Repeat what the lines below say, word for word, and skip every image.
*** SOURCE MATERIAL
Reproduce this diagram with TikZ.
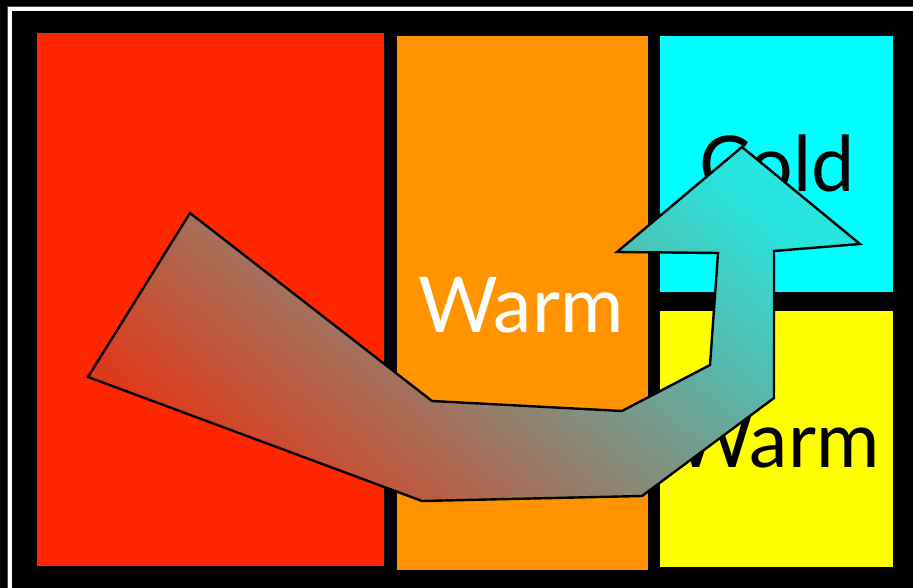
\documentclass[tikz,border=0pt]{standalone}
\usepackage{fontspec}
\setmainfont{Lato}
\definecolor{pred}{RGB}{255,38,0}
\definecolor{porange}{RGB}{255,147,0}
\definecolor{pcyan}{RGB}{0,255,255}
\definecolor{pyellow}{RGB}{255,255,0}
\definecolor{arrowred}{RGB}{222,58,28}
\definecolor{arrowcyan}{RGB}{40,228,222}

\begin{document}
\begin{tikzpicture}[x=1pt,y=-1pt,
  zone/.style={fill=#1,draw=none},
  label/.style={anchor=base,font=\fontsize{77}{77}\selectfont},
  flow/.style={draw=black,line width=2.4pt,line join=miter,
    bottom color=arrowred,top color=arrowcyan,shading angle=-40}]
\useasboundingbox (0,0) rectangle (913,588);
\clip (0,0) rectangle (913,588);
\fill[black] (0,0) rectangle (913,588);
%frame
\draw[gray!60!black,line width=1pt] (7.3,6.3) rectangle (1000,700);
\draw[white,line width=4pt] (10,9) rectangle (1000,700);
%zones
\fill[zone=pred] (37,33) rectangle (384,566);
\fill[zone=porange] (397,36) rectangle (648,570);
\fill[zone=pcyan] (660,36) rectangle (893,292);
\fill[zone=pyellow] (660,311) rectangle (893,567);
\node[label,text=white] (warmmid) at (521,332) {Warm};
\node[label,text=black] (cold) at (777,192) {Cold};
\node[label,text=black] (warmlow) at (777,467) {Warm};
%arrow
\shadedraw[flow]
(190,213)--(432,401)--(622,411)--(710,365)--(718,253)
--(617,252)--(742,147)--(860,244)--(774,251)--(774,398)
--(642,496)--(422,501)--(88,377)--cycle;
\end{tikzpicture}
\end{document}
******
● **WRITTEN REPLY**
Reproduce this diagram with TikZ.
\documentclass[tikz,border=0pt]{standalone}
\usepackage{fontspec}
\setmainfont{Lato}
\definecolor{pred}{RGB}{255,38,0}
\definecolor{porange}{RGB}{255,147,0}
\definecolor{pcyan}{RGB}{0,255,255}
\definecolor{pyellow}{RGB}{255,255,0}
\definecolor{arrowred}{RGB}{222,58,28}
\definecolor{arrowcyan}{RGB}{40,228,222}

\begin{document}
\begin{tikzpicture}[x=1pt,y=-1pt,
  zone/.style={fill=#1,draw=none},
  label/.style={anchor=base,font=\fontsize{77}{77}\selectfont},
  flow/.style={draw=black,line width=2.4pt,line join=miter,
    bottom color=arrowred,top color=arrowcyan,shading angle=-40}]
\useasboundingbox (0,0) rectangle (913,588);
\clip (0,0) rectangle (913,588);
\fill[black] (0,0) rectangle (913,588);
%frame
\draw[gray!60!black,line width=1pt] (7.3,6.3) rectangle (1000,700);
\draw[white,line width=4pt] (10,9) rectangle (1000,700);
%zones
\fill[zone=pred] (37,33) rectangle (384,566);
\fill[zone=porange] (397,36) rectangle (648,570);
\fill[zone=pcyan] (660,36) rectangle (893,292);
\fill[zone=pyellow] (660,311) rectangle (893,567);
\node[label,text=white] (warmmid) at (521,332) {Warm};
\node[label,text=black] (cold) at (777,192) {Cold};
\node[label,text=black] (warmlow) at (777,467) {Warm};
%arrow
\shadedraw[flow]
(190,213)--(432,401)--(622,411)--(710,365)--(718,253)
--(617,252)--(742,147)--(860,244)--(774,251)--(774,398)
--(642,496)--(422,501)--(88,377)--cycle;
\end{tikzpicture}
\end{document}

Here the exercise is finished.